1605年には将軍職を秀忠に譲り,将軍が徳川氏に世襲されるべきものであることを天下に示すとともに,官位の束縛を受けない大御所として公家・寺社勢力を含めた全国支配の実権を握りつづけた。12年ごろから全国の公家,寺社,大名に朱印状を発給すべく準備を始めたが,実現しないうちに14年大坂の陣の開始によって中断。翌年(元和1)夏の陣で豊臣氏を滅ぼし,続いて武家諸法度,禁中並公家諸法度を発布して徳川の天下を安泰とした。16年4月17日駿府城で没。久能山に葬り,翌年日光山に改葬,後水尾天皇から東照大権現の神号を受け,正一位を追贈された。
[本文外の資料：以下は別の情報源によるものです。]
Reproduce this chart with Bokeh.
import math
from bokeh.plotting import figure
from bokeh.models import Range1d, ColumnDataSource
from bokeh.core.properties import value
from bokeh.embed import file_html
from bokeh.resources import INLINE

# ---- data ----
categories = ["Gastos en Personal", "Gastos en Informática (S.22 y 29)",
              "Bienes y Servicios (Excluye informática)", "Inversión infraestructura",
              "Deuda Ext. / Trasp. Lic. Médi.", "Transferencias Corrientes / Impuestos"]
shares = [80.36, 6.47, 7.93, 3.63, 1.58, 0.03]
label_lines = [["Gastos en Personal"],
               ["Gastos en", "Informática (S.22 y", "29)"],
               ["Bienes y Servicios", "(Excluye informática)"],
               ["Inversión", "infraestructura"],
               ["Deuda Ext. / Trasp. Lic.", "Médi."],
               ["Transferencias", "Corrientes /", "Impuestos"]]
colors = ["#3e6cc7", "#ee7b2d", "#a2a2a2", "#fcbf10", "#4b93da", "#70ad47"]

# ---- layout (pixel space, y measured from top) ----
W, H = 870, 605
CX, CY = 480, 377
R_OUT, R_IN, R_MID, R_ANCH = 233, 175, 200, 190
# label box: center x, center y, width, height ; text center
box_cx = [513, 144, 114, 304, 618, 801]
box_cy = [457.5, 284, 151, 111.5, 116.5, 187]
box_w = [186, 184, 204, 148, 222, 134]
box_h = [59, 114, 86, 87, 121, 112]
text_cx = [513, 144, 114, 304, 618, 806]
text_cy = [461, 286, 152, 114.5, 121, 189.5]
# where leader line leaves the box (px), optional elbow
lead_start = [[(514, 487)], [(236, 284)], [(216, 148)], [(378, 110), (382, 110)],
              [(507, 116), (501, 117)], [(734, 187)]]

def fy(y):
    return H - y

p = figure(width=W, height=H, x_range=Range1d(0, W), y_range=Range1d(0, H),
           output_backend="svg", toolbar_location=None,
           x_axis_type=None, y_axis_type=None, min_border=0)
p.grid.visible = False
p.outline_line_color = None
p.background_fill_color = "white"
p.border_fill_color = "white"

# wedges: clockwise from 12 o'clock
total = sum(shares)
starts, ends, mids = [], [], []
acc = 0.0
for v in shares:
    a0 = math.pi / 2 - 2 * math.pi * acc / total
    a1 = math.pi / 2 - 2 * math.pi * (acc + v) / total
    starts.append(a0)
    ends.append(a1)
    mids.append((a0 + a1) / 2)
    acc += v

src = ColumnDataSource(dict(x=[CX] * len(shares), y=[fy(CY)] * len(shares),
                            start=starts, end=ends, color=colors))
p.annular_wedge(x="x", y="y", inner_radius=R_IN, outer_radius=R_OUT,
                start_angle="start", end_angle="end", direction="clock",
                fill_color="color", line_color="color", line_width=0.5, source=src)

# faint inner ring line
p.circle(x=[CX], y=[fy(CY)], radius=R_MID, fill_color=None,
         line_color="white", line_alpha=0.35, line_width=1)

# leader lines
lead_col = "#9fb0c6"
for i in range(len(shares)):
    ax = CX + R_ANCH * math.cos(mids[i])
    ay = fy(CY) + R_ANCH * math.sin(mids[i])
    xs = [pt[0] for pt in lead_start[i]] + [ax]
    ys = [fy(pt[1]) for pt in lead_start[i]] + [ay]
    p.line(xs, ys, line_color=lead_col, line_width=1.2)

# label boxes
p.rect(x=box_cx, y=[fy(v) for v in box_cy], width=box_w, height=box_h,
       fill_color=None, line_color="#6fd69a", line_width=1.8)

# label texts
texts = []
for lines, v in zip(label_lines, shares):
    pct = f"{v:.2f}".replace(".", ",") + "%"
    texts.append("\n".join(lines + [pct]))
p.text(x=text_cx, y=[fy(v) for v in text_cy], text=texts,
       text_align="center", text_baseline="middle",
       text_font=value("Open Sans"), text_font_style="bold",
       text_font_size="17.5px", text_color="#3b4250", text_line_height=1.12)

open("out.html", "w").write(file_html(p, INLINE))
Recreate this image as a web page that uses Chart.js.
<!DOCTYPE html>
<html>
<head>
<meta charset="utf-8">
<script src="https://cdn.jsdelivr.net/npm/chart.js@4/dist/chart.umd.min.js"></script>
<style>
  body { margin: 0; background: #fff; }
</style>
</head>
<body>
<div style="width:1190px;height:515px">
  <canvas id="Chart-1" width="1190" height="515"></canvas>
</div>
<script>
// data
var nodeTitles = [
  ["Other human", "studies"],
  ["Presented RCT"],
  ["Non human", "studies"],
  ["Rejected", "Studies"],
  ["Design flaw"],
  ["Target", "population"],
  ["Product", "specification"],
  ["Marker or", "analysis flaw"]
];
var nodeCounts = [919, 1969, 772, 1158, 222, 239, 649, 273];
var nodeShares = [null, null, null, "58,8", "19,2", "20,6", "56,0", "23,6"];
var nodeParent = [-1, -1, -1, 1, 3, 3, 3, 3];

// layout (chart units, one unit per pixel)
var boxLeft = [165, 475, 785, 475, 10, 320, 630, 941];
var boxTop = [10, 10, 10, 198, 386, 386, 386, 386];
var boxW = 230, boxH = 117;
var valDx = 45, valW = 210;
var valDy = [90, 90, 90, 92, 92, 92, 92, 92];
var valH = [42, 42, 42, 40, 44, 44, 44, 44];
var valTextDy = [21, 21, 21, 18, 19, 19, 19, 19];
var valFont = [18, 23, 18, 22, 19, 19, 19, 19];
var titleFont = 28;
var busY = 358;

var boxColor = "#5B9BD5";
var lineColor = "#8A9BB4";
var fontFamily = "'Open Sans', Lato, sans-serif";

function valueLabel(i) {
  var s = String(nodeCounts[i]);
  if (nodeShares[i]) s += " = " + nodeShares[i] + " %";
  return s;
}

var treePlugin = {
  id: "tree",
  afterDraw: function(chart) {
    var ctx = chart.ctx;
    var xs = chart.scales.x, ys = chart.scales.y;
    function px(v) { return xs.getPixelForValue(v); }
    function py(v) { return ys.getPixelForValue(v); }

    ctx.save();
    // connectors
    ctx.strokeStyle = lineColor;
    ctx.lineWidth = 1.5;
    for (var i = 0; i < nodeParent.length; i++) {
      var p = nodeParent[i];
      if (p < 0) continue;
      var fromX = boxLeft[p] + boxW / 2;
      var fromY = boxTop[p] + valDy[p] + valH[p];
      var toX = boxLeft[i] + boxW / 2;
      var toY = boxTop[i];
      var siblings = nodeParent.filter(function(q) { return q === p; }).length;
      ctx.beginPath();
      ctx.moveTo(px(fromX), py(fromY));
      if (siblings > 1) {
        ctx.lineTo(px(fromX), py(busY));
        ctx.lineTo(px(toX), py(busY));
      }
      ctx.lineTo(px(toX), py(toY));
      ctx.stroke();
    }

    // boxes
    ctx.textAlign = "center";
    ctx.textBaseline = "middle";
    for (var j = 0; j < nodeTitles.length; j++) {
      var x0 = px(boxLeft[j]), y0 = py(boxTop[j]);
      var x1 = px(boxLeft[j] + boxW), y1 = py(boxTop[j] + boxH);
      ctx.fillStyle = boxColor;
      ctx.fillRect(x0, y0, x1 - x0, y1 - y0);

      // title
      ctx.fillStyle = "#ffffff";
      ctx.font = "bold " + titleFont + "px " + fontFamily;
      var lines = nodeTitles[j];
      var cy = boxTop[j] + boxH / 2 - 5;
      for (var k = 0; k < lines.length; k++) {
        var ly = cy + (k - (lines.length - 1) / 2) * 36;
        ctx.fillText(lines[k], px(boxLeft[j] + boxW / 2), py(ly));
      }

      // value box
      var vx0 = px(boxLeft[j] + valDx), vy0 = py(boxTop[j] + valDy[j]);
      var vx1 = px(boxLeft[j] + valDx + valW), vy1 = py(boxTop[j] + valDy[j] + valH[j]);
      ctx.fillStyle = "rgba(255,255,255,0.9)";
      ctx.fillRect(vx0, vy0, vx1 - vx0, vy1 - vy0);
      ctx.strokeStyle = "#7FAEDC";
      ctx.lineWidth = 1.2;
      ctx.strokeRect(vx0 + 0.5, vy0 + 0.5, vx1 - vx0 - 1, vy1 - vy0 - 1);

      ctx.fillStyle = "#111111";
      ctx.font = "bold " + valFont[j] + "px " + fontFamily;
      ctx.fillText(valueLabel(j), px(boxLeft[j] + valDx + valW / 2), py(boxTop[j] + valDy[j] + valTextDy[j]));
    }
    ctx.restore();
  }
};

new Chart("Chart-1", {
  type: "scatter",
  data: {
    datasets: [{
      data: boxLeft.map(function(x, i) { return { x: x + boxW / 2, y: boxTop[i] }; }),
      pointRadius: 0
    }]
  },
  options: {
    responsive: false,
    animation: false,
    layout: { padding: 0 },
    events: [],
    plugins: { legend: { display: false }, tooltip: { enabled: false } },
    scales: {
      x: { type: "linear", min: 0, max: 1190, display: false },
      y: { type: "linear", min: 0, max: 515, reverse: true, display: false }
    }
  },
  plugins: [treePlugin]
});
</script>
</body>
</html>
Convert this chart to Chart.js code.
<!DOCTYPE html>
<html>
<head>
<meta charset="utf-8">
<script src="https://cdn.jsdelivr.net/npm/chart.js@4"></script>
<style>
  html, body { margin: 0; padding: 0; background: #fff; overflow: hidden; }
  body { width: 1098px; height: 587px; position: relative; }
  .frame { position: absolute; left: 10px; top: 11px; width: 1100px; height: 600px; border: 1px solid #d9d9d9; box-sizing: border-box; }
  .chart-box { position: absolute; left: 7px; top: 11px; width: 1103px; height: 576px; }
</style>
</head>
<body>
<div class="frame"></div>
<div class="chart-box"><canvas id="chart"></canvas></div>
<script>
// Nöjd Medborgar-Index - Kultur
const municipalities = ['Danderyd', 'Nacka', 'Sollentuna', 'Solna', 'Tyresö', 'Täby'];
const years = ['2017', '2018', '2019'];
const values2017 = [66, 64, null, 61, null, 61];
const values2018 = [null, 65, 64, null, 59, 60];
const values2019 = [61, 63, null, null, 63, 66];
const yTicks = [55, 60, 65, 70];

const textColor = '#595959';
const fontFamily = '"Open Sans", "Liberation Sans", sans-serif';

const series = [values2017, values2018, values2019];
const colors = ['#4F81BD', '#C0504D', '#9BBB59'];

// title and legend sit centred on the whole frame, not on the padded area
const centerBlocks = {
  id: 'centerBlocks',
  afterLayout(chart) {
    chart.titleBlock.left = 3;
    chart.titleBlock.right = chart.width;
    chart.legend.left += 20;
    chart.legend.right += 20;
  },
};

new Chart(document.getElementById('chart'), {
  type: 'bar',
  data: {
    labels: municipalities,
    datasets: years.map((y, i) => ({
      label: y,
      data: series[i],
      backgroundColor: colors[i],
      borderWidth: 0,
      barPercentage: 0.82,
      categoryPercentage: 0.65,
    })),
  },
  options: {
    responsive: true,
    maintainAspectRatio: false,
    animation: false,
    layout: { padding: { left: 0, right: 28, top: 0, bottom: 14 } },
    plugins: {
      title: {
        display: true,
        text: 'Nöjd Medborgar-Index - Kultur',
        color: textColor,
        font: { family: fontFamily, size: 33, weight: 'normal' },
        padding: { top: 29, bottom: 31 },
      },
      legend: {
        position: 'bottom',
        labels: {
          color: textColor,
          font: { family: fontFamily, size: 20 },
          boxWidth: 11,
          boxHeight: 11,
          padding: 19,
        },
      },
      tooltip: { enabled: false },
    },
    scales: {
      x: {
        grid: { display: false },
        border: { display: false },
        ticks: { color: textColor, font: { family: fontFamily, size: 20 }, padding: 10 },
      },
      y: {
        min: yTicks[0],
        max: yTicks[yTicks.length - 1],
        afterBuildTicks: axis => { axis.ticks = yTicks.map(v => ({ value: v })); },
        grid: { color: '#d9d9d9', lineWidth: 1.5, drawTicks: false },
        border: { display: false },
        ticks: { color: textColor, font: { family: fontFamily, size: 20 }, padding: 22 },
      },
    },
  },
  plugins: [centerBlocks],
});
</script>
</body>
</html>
家康の逸話は,馬術,剣術,水泳,鉄砲など武芸の達人であったこと,学問を好み和漢の古典を収集したこと,医方に通じていたことなどをめぐって数多く残されている。それらの大部分は史実にもとづくものであるが,1640年(寛永17)ごろから〈東照神君〉〈権現様〉といわれるようになった--それまでは死の直前に任じられた太政大臣の別称によって〈相国(しようこく)様〉と呼ばれていた--家康のイメージは,彼が今川氏の人質から信長,秀吉のあとを受けて最終的に天下を安定させたことにより,良くも悪くも〈忍耐〉を中核としているといえよう。偽作(本来の作者は徳川光圀に比定されている)であることが最近明らかになった,〈人の一生は重荷を負いて遠き道を行くがごとし。急ぐべからず〉という言葉で始まる〈東照宮遺訓〉が現在でも広く知られていること自体が,このことを物語っている。反面,家康が妻の築山殿,嫡子の信康,孫娘の婿豊臣秀頼を殺したことから,彼の〈忍耐〉は〈冷酷・狡猾〉の印象を生むことになった。このイメージが早くから庶民の間にあったことは,歌舞伎《八陣守護城(はちじんしゆごのほんじよう)》(1807初演)が,秀頼に比定される人物を攻め滅ぼす人物をさして〈たぬきおやじ〉と言っていることからも知られる。1837年(天保8)には絵師歌川芳虎が,紋所から信長と明智光秀と判明する鎧武者が搗(つ)き,秀吉がのした餅を,家康が食べている絵を版行して処罰されている。こうしたイメージも〈立川文庫〉を経て現在まで持ち越されているが,さらに明治維新後は皇室を抑圧した江戸幕府の創設者というイメージが家康には加わった。しかし第2次大戦後は,とくに高度成長期に経営学がもてはやされるなかで,すぐれた組織者としての家康像に関心がもたれるようになった。